How  Data can be recovered ?

  • Data recovery software and specialists can do a great job of getting your data back, but it’s risky, time-consuming, and expensive. You can use paid or free data recovery software to recover your data back .The best measure you can take to prevent long-term data loss is the one we’ve been advocating for a long time: make lots of backups! Use a cloud backup provider, keep a backup hard drive in your home, and make sure you don’t get caught out by a power surge or an accidental formatting. And take steps to prevent file corruption in the first place.

Four phases of data recovery

Usually, there are four phases when it comes to successful data recovery, though that can vary depending on the type of data corruption and recovery required.

Phase 1: Repair the hard disk drive

Repair the hard disk drive so it is running in some form, or at least in a state suitable for reading the data from it. For example, if heads are bad they need to be changed; if the PCB is faulty then it needs to be fixed or replaced; if the spindle motor is bad the platters and heads should be moved to a new drive.

Phase 2: Image the drive to a new drive or a disk image file

When a hard disk drive fails, the importance of getting the data off the drive is the top priority. The longer a faulty drive is used, the more likely further data loss is to occur. Creating an image of the drive will ensure that there is a secondary copy of the data on another device, on which it is safe to perform testing and recovery procedures without harming the source.

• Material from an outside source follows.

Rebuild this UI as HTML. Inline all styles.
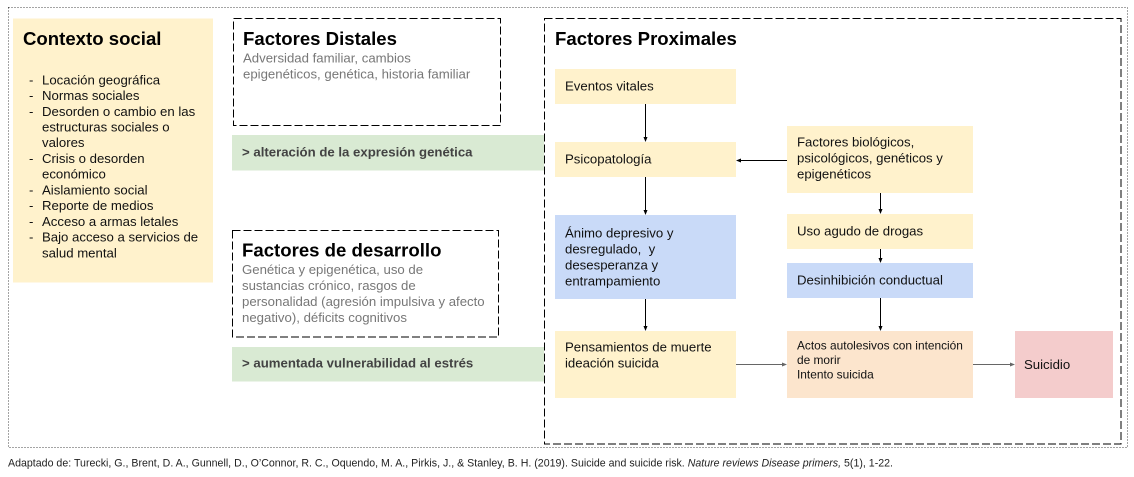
<!DOCTYPE html>
<html>
<head>
<meta charset="utf-8">
<style>
  html, body { margin:0; padding:0; background:#fff; }
  svg { display:block; }
  text { font-family: "Liberation Sans", Arial, sans-serif; }
</style>
</head>
<body>
<svg width="1134" height="477" viewBox="0 0 1134 477" xmlns="http://www.w3.org/2000/svg">
  <rect x="0" y="0" width="1134" height="477" fill="#ffffff"/>

  <!-- outer dotted frame -->
  <rect x="8.5" y="7.5" width="1119" height="440" fill="none" stroke="#4a4a4a" stroke-width="1" stroke-dasharray="1 2"/>

  <!-- Contexto social -->
  <rect x="13" y="18.5" width="200" height="264" fill="#fff2cc"/>
  <text x="23" y="45" font-size="18.6" font-weight="bold" fill="#000">Contexto social</text>
  <g font-size="13.2" fill="#111">
    <text x="29" y="84.3">-</text><text x="42" y="84.3">Locación geográfica</text>
    <text x="29" y="100">-</text><text x="42" y="100">Normas sociales</text>
    <text x="29" y="115.8">-</text><text x="42" y="115.8">Desorden o cambio en las</text>
    <text x="42" y="131.5">estructuras sociales o</text>
    <text x="42" y="147.2">valores</text>
    <text x="29" y="162.9">-</text><text x="42" y="162.9">Crisis o desorden</text>
    <text x="42" y="178.7">económico</text>
    <text x="29" y="194.4">-</text><text x="42" y="194.4">Aislamiento social</text>
    <text x="29" y="210.1">-</text><text x="42" y="210.1">Reporte de medios</text>
    <text x="29" y="225.9">-</text><text x="42" y="225.9">Acceso a armas letales</text>
    <text x="29" y="241.6">-</text><text x="42" y="241.6">Bajo acceso a servicios de</text>
    <text x="42" y="257.3">salud mental</text>
  </g>

  <!-- Factores Distales -->
  <rect x="233.5" y="18.5" width="267" height="107" fill="none" stroke="#000" stroke-width="1" stroke-dasharray="8 3"/>
  <text x="243" y="45" font-size="18.6" font-weight="bold" fill="#000">Factores Distales</text>
  <g font-size="13.2" fill="#777777">
    <text x="243" y="62.7">Adversidad familiar, cambios</text>
    <text x="243" y="78.5">epigenéticos, genética, historia familiar</text>
  </g>

  <!-- green band 1 -->
  <rect x="232" y="135" width="312" height="35.5" fill="#d9ead3"/>
  <text x="242" y="156.7" font-size="13.2" font-weight="bold" fill="#434343">&gt; alteración de la expresión genética</text>

  <!-- Factores de desarrollo -->
  <rect x="232.5" y="230.5" width="266" height="106.5" fill="none" stroke="#000" stroke-width="1" stroke-dasharray="8 3"/>
  <text x="242" y="256.7" font-size="18.6" font-weight="bold" fill="#000">Factores de desarrollo</text>
  <g font-size="13.2" fill="#777777">
    <text x="242" y="274">Genética y epigenética, uso de</text>
    <text x="242" y="290">sustancias crónico, rasgos de</text>
    <text x="242" y="306">personalidad (agresión impulsiva y afecto</text>
    <text x="242" y="322">negativo), déficits cognitivos</text>
  </g>

  <!-- green band 2 -->
  <rect x="232" y="347" width="312" height="34.5" fill="#d9ead3"/>
  <text x="242" y="367.7" font-size="13.2" font-weight="bold" fill="#434343">&gt; aumentada vulnerabilidad al estrés</text>

  <!-- Factores Proximales -->
  <rect x="544.5" y="18.5" width="576.5" height="425.5" fill="none" stroke="#000" stroke-width="1" stroke-dasharray="8 3"/>
  <text x="555" y="45" font-size="18.6" font-weight="bold" fill="#000">Factores Proximales</text>

  <!-- boxes -->
  <rect x="555" y="69" width="181" height="35" fill="#fff2cc"/>
  <rect x="555" y="142" width="181" height="35" fill="#fff2cc"/>
  <rect x="555" y="215" width="181" height="84" fill="#c9daf8"/>
  <rect x="555" y="331" width="181" height="67" fill="#fff2cc"/>
  <rect x="787" y="126" width="186" height="67" fill="#fff2cc"/>
  <rect x="787" y="214" width="186" height="35" fill="#fff2cc"/>
  <rect x="787" y="263" width="186" height="35" fill="#c9daf8"/>
  <rect x="787" y="331" width="186" height="67" fill="#fce5cd"/>
  <rect x="1015" y="331" width="98" height="67" fill="#f4cccc"/>

  <g font-size="13.2" fill="#111">
    <text x="565" y="90.7">Eventos vitales</text>
    <text x="565" y="163.3">Psicopatología</text>
    <text x="565" y="237.3">Ánimo depresivo y</text>
    <text x="565" y="253.3">desregulado,&#160; y</text>
    <text x="565" y="269.3">desesperanza y</text>
    <text x="565" y="285.3">entrampamiento</text>
    <text x="565" y="351.7">Pensamientos de muerte</text>
    <text x="565" y="367.7">ideación suicida</text>
    <text x="797" y="146.7">Factores biológicos,</text>
    <text x="797" y="162.7">psicológicos, genéticos y</text>
    <text x="797" y="178.7">epigenéticos</text>
    <text x="797" y="235.5">Uso agudo de drogas</text>
    <text x="797" y="284.3">Desinhibición conductual</text>
    <text x="1024" y="369">Suicidio</text>
  </g>
  <g font-size="11.9" fill="#111">
    <text x="797" y="349.5">Actos autolesivos con intención</text>
    <text x="797" y="364">de morir</text>
    <text x="797" y="378.5">Intento suicida</text>
  </g>

  <!-- arrows (black) -->
  <g stroke="#000" stroke-width="1" fill="none">
    <line x1="645.5" y1="104" x2="645.5" y2="138"/>
    <line x1="645.5" y1="177" x2="645.5" y2="211"/>
    <line x1="645.5" y1="299" x2="645.5" y2="327"/>
    <line x1="787" y1="160.5" x2="740" y2="160.5"/>
    <line x1="880.5" y1="193" x2="880.5" y2="210"/>
    <line x1="880.5" y1="249" x2="880.5" y2="259"/>
    <line x1="880.5" y1="298" x2="880.5" y2="327"/>
  </g>
  <g fill="#000">
    <polygon points="643.5,137 647.5,137 645.5,142"/>
    <polygon points="643.5,210 647.5,210 645.5,215"/>
    <polygon points="643.5,326 647.5,326 645.5,331"/>
    <polygon points="741,158.5 741,162.5 736,160.5"/>
    <polygon points="878.5,209 882.5,209 880.5,214"/>
    <polygon points="878.5,258 882.5,258 880.5,263"/>
    <polygon points="878.5,326 882.5,326 880.5,331"/>
  </g>
  <!-- arrows (gray) -->
  <g stroke="#666" stroke-width="1">
    <line x1="736" y1="364.5" x2="783" y2="364.5"/>
    <line x1="973" y1="364.5" x2="1011" y2="364.5"/>
  </g>
  <g fill="#666">
    <polygon points="782,362.5 782,366.5 787,364.5"/>
    <polygon points="1010,362.5 1010,366.5 1015,364.5"/>
  </g>

  <!-- footer -->
  <text x="8" y="466.5" font-size="10.6" fill="#222" textLength="885" lengthAdjust="spacing">Adaptado de: Turecki, G., Brent, D. A., Gunnell, D., O’Connor, R. C., Oquendo, M. A., Pirkis, J., &amp; Stanley, B. H. (2019). Suicide and suicide risk. <tspan font-style="italic">Nature reviews Disease primers,</tspan> 5(1), 1-22.</text>
</svg>
</body>
</html>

Phase 3: Logical recovery of files, partition, MBR and file system structures

After the drive has been cloned to a new drive, it is suitable to attempt the retrieval of lost data. If the drive has failed logically, there are a number of reasons for that. Using the clone it may be possible to repair the partition table or master boot record (MBR) in order to read the file system’s data structure and retrieve stored data.

Phase 4: Repair damaged files that were retrieved

Data damage can be caused when, for example, a file is written to a sector on the drive that has been damaged. This is the most common cause in a failing drive, meaning that data needs to be reconstructed to become readable. Corrupted documents can be recovered by several software methods or by manually reconstructing the document using a hex editor.